The Gay Science was originally published in 1882 with a second edition published five years later expanded to include an additional “fifth book” as well as an appendix of songs. Although the title is perhaps not quite as familiar to those relatively unfamiliar with Friedrich Nietzsche as Thus Spake Zarathustra or Beyond Good and Evil, this is the volume introduces many of the most famous of the philosopher’s concepts.
While other concepts such as the Ubermensch and the widely misunderstood “will to power” appear elsewhere, The Gay Science introduces what Nietzsche himself valued over all other components of his writing as the very essence and most essential for understanding and comprehending his body of work. That component is “eternal recurrence” which boiled down to its prime elements suggests that everyone is deemed to live their lives over and over again a cyclical pattern destined to play out in exactly the same way each time.
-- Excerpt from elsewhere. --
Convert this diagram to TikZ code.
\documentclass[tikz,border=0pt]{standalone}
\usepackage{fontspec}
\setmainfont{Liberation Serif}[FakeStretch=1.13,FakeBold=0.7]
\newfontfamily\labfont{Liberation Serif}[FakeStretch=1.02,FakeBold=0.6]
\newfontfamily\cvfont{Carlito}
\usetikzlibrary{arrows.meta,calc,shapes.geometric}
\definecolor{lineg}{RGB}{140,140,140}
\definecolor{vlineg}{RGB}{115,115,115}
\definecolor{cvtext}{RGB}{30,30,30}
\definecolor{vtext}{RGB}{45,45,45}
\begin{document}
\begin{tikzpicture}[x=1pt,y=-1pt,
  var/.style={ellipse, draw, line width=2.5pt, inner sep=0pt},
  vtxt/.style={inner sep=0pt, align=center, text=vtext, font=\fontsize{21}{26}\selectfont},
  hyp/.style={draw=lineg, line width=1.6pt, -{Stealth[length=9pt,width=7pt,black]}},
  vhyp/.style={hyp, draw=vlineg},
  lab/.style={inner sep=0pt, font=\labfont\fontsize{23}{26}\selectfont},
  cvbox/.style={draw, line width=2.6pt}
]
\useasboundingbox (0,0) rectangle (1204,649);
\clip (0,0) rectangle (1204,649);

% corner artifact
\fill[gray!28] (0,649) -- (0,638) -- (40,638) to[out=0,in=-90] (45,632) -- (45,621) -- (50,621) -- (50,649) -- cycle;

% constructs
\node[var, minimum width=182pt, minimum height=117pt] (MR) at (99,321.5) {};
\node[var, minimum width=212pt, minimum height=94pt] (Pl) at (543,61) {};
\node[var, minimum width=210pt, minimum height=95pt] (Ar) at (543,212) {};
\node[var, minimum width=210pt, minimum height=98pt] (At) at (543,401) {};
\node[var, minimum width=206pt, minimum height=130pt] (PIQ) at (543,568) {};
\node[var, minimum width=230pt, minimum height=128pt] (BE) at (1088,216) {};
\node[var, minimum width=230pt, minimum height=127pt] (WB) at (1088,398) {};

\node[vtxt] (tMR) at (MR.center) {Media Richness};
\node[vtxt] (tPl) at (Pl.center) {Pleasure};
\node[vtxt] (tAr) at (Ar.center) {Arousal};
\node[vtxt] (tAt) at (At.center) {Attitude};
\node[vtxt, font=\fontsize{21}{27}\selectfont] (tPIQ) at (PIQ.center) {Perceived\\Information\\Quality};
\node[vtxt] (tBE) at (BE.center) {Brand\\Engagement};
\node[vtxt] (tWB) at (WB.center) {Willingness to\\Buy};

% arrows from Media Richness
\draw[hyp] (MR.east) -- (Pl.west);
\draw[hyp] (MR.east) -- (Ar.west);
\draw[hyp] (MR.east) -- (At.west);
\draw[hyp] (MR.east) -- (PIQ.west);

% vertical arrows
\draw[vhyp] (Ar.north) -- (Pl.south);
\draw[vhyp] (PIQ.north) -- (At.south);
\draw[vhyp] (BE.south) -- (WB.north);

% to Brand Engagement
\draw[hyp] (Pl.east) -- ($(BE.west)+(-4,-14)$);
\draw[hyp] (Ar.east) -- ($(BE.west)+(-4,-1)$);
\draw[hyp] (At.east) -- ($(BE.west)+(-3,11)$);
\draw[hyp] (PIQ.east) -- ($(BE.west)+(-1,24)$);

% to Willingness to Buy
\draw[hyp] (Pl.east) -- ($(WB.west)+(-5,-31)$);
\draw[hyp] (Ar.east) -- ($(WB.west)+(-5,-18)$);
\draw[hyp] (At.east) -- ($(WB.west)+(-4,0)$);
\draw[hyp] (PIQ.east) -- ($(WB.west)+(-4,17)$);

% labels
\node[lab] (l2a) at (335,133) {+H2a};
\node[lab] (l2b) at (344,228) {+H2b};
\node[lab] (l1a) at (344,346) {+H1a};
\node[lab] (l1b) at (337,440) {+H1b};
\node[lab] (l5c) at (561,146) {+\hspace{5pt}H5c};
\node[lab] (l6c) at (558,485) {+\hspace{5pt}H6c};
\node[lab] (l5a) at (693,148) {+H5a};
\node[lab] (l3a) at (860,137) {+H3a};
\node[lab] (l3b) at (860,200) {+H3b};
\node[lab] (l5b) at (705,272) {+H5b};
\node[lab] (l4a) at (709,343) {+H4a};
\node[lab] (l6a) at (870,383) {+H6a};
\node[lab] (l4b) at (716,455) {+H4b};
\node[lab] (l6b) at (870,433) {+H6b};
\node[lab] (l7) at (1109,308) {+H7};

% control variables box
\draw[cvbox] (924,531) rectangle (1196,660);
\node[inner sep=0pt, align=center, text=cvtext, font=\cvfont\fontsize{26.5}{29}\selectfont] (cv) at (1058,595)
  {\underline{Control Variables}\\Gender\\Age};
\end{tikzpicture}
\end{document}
The form in which eternal recurrence is presented in The Gay Science is still relatively unclear and imprecise; Nietzsche would follow this volume with Thus Spake Zarathustra and reveal that he had been working quite specifically on developing more fully this ideas, thus demonstrating the extent to which he believed it fundamental to his developing worldview.
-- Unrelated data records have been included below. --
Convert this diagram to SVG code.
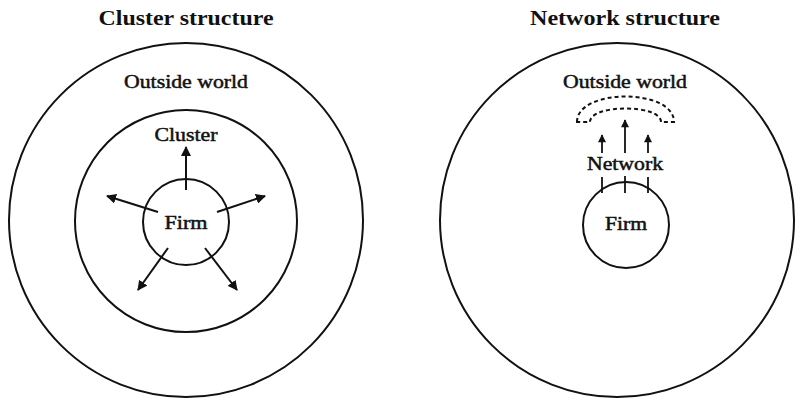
<svg xmlns="http://www.w3.org/2000/svg" width="797" height="402" viewBox="0 0 797 402">
  <defs>
    <marker id="head" viewBox="0 0 10 10" refX="9" refY="5" markerWidth="10" markerHeight="10" markerUnits="userSpaceOnUse" orient="auto">
      <path d="M0,0 L10,5 L0,10 Z" fill="#111"/>
    </marker>
    <marker id="headSmall" viewBox="0 0 10 10" refX="9" refY="5" markerWidth="9" markerHeight="8" markerUnits="userSpaceOnUse" orient="auto">
      <path d="M0,0 L10,5 L0,10 Z" fill="#111"/>
    </marker>
  </defs>
  <style>
    .ring { fill: none; stroke: #111; stroke-width: 2; }
    .arrow { fill: none; stroke: #111; stroke-width: 2; marker-end: url(#head); }
    .arrow-s { fill: none; stroke: #111; stroke-width: 1.8; marker-end: url(#headSmall); }
    .tick { stroke: #111; stroke-width: 1.8; }
    .dash { fill: none; stroke: #111; stroke-width: 2; stroke-dasharray: 4 3; }
    .title { font-family: "Liberation Serif", "Times New Roman", serif; font-weight: bold; font-size: 20px; fill: #111; text-anchor: middle; }
    .label { font-family: "Liberation Serif", "Times New Roman", serif; font-size: 19px; fill: #111; stroke: #111; stroke-width: 0.5; text-anchor: middle; }
  </style>
  <rect width="797" height="402" fill="#fff"/>

  <!-- left panel: cluster structure -->
  <g id="cluster-title"><text class="title" x="186" y="25" textLength="175" lengthAdjust="spacingAndGlyphs">Cluster structure</text></g>
  <g id="cluster-outside">
    <circle class="ring" cx="186" cy="220" r="177"/>
    <text class="label" x="186" y="88" textLength="124" lengthAdjust="spacingAndGlyphs">Outside world</text>
  </g>
  <g id="cluster-cluster">
    <circle class="ring" cx="186" cy="221" r="111"/>
    <text class="label" x="186" y="141" textLength="63" lengthAdjust="spacingAndGlyphs">Cluster</text>
  </g>
  <g id="cluster-firm">
    <circle class="ring" cx="186" cy="222" r="43"/>
    <text class="label" x="186" y="229" textLength="43" lengthAdjust="spacingAndGlyphs">Firm</text>
  </g>
  <g id="cluster-arrows">
    <line class="arrow" x1="186" y1="190" x2="186" y2="147"/>
    <line class="arrow" x1="158" y1="212" x2="107" y2="196"/>
    <line class="arrow" x1="217" y1="212" x2="265" y2="196"/>
    <line class="arrow" x1="168" y1="248" x2="138" y2="290"/>
    <line class="arrow" x1="205" y1="248" x2="237" y2="290"/>
  </g>

  <!-- right panel: network structure -->
  <g id="network-title"><text class="title" x="625" y="25" textLength="190" lengthAdjust="spacingAndGlyphs">Network structure</text></g>
  <g id="network-outside">
    <circle class="ring" cx="617" cy="220" r="177"/>
    <text class="label" x="625" y="88" textLength="124" lengthAdjust="spacingAndGlyphs">Outside world</text>
    <path class="dash" d="M577,122 C577,88 674,88 674,122 L661,122 C661,104 590,104 590,122 Z"/>
  </g>
  <g id="network-network">
    <text class="label" x="625" y="170" textLength="76" lengthAdjust="spacingAndGlyphs">Network</text>
  </g>
  <g id="network-firm">
    <circle class="ring" cx="626" cy="225" r="43"/>
    <text class="label" x="626" y="230" textLength="42" lengthAdjust="spacingAndGlyphs">Firm</text>
  </g>
  <g id="network-links">
    <line class="tick" x1="602" y1="177" x2="602" y2="193"/>
    <line class="tick" x1="625" y1="176" x2="625" y2="193"/>
    <line class="tick" x1="648" y1="177" x2="648" y2="193"/>
    <line class="arrow-s" x1="602" y1="153" x2="602" y2="135"/>
    <line class="arrow-s" x1="625" y1="153" x2="625" y2="120"/>
    <line class="arrow-s" x1="648" y1="153" x2="648" y2="135"/>
  </g>
</svg>
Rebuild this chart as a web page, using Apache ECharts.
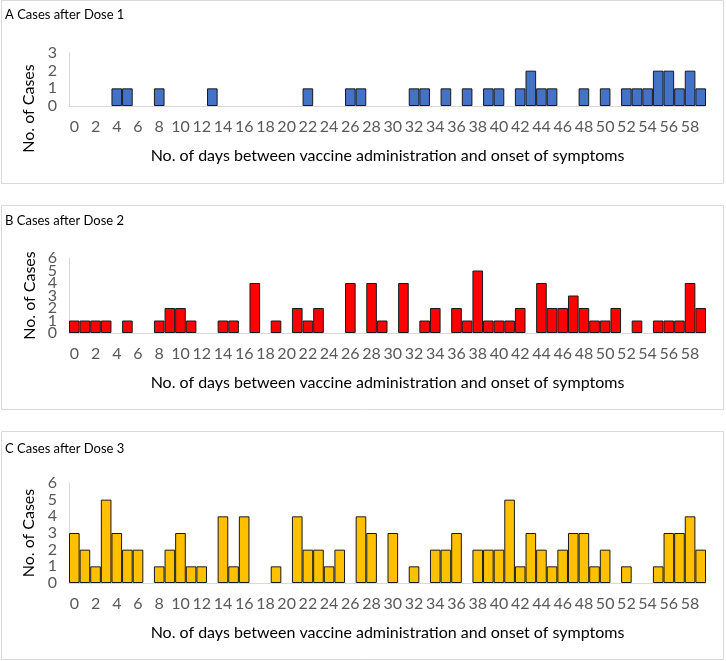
<!DOCTYPE html>
<html>
<head>
<meta charset="utf-8">
<script src="https://cdn.jsdelivr.net/npm/echarts@6/dist/echarts.min.js"></script>
<style>
html,body{margin:0;padding:0;background:#fff;}
#chart{width:726px;height:661px;}
</style>
</head>
<body>
<div id="chart"></div>
<script>
// Days 0..59
const days = Array.from({length: 60}, (_, i) => String(i));

// Cases by day (index = day)
const dose1 = [0,0,0,0,1,1,0,0,1,0, 0,0,0,1,0,0,0,0,0,0, 0,0,1,0,0,0,1,1,0,0, 0,0,1,1,0,1,0,1,0,1, 1,0,1,2,1,1,0,0,1,0, 1,0,1,1,1,2,2,1,2,1];
const dose2 = [1,1,1,1,0,1,0,0,1,2, 2,1,0,0,1,1,0,4,0,1, 0,2,1,2,0,0,4,0,4,1, 0,4,0,1,2,0,2,1,5,1, 1,1,2,0,4,2,2,3,2,1, 1,2,0,1,0,1,1,1,4,2];
const dose3 = [3,2,1,5,3,2,2,0,1,2, 3,1,1,0,4,1,4,0,0,1, 0,4,2,2,1,2,0,4,3,0, 3,0,1,0,2,2,3,0,2,2, 2,5,1,3,2,1,2,3,3,1, 2,0,1,0,0,1,3,3,4,2];

// Y tick labels of panel B (drawn at positions given by the axis scale)
const yTicksB = [0, 1, 2, 3, 4, 5, 6];

const titles = ['A Cases after Dose 1', 'B Cases after Dose 2', 'C Cases after Dose 3'];
const yMax = [3, 6, 6];
const colors = ['#4472C4', '#FF0000', '#FFC000'];
const xName = 'No. of days between vaccine administration and onset of symptoms';
const yName = 'No. of Cases';

const FONT = 'Lato, "Open Sans", sans-serif';

const grids = [
  {left: 69, right: 20, top: 53, height: 53},
  {left: 69, right: 20, top: 258, height: 75},
  {left: 69, right: 20, top: 483, height: 100}
];
const panels = [
  {y: 0, h: 183},
  {y: 205, h: 204},
  {y: 431, h: 228}
];
const titleY = [16, 222, 450];
const yNamePad = [[0, 58, 0, 0], [0, 0, 0, 0], [0, 0, 0, 0]];
const series = [dose1, dose2, dose3];

const chart = echarts.init(document.getElementById('chart'), null, {renderer: 'canvas'});

const baseGraphics = panels.map((p, i) => ({
  type: 'rect',
  shape: {x: 1.5, y: p.y + 0.5, width: 722, height: p.h},
  style: {fill: 'none', stroke: '#d9d9d9', lineWidth: 1},
  z: -1
})).concat(titles.map((t, i) => ({
  type: 'text',
  left: 5,
  top: titleY[i] - 8,
  style: {text: t, fill: '#000', font: '13px ' + FONT}
})));

const option = {
  backgroundColor: '#fff',
  animation: false,
  grid: grids,
  graphic: {elements: baseGraphics},
  xAxis: grids.map((g, i) => ({
    type: 'category',
    gridIndex: i,
    data: days,
    name: xName,
    nameLocation: 'middle',
    nameGap: 42,
    nameTextStyle: {color: '#000', fontSize: 16, fontFamily: FONT},
    axisLine: {lineStyle: {color: '#d9d9d9'}},
    axisTick: {show: false},
    axisLabel: {interval: 1, color: '#595959', fontSize: 16, fontFamily: FONT, margin: 13},
    splitLine: {show: false}
  })),
  yAxis: grids.map((g, i) => ({
    type: 'value',
    gridIndex: i,
    min: 0,
    max: yMax[i],
    interval: 1,
    name: yName,
    nameLocation: 'middle',
    nameGap: 31,
    nameTextStyle: {color: '#000', fontSize: 16, fontFamily: FONT, padding: yNamePad[i]},
    axisLine: {show: true, lineStyle: {color: '#d9d9d9'}},
    axisTick: {show: false},
    axisLabel: {
      show: i !== 1,
      color: '#595959', fontSize: 16, fontFamily: FONT, margin: 12,
      showMinLabel: true, showMaxLabel: true
    },
    splitLine: {show: false}
  })),
  series: series.map((d, i) => ({
    type: 'bar',
    xAxisIndex: i,
    yAxisIndex: i,
    data: d.map(v => (v === 0 ? '-' : v)),
    barCategoryGap: '0%',
    itemStyle: {color: colors[i], borderColor: '#1a1a1a', borderWidth: 1}
  }))
};
chart.setOption(option);

// Panel B: dense tick labels placed through the axis scale
const tickLabelsB = yTicksB.map(v => {
  const py = chart.convertToPixel({yAxisIndex: 1}, v);
  return {
    type: 'text',
    x: grids[1].left - 12,
    y: py,
    style: {
      text: String(v), fill: '#595959', font: '16px ' + FONT,
      align: 'right', verticalAlign: 'middle',
      textAlign: 'right', textVerticalAlign: 'middle'
    }
  };
});
chart.setOption({graphic: {elements: baseGraphics.concat(tickLabelsB)}});
</script>
</body>
</html>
The Gay Science is also the philosophical work in which one will find the single most famous phrase associated with Nietzsche. It is here that where he makes the pronouncement that “God is dead.” Less well-known within the mainstream recognition of Nietzsche, but of far greater importance to understanding what he means when writing about the “will to power” is the analysis of the vital significance of lending style to one’s character as a means of willing oneself to power. Style in this sense meaning not clothing or fashion, but inhabiting a self which is comfortable according to one’s own designs of character than the imposition of the idea of character on him through the slavish replication of what others believe. Learning to give style to one's life does not mean jettisoning flaws or failures, but incorporating them alongside one's strengths so the whole is a fastidious collection of the parts that all seem to work in perfect harmonized expression of the self as art. A failure to correctly interpret the book's extensive historical analysis of style is destined to create a domino effect of misunderstanding how this concept is to be applied to the other philosophical assertions in this and other books.
In addition, this is also the book which proves closest to Nietzsche’s conception of himself as a writer. While he primarily identified as a philosopher, that term is actually problematic as there is not central identifiable philosophical “School of Nietzsche.” He was a critic, a historian, a psychologist, a destroyer of existing worlds and, perhaps most dear to him, a poet. As such, the content of The Gay Science depends more heavily upon the inclusion of poems and works of verse than any other single book ever published in his lifetime. When originally translated into English, this book bored the title The Joyful Wisdom, but subsequent translations focused on the significance of poetry in its construction and refers to a French expression which references the technical rather than the more abstract artistic ability involved in writing verse.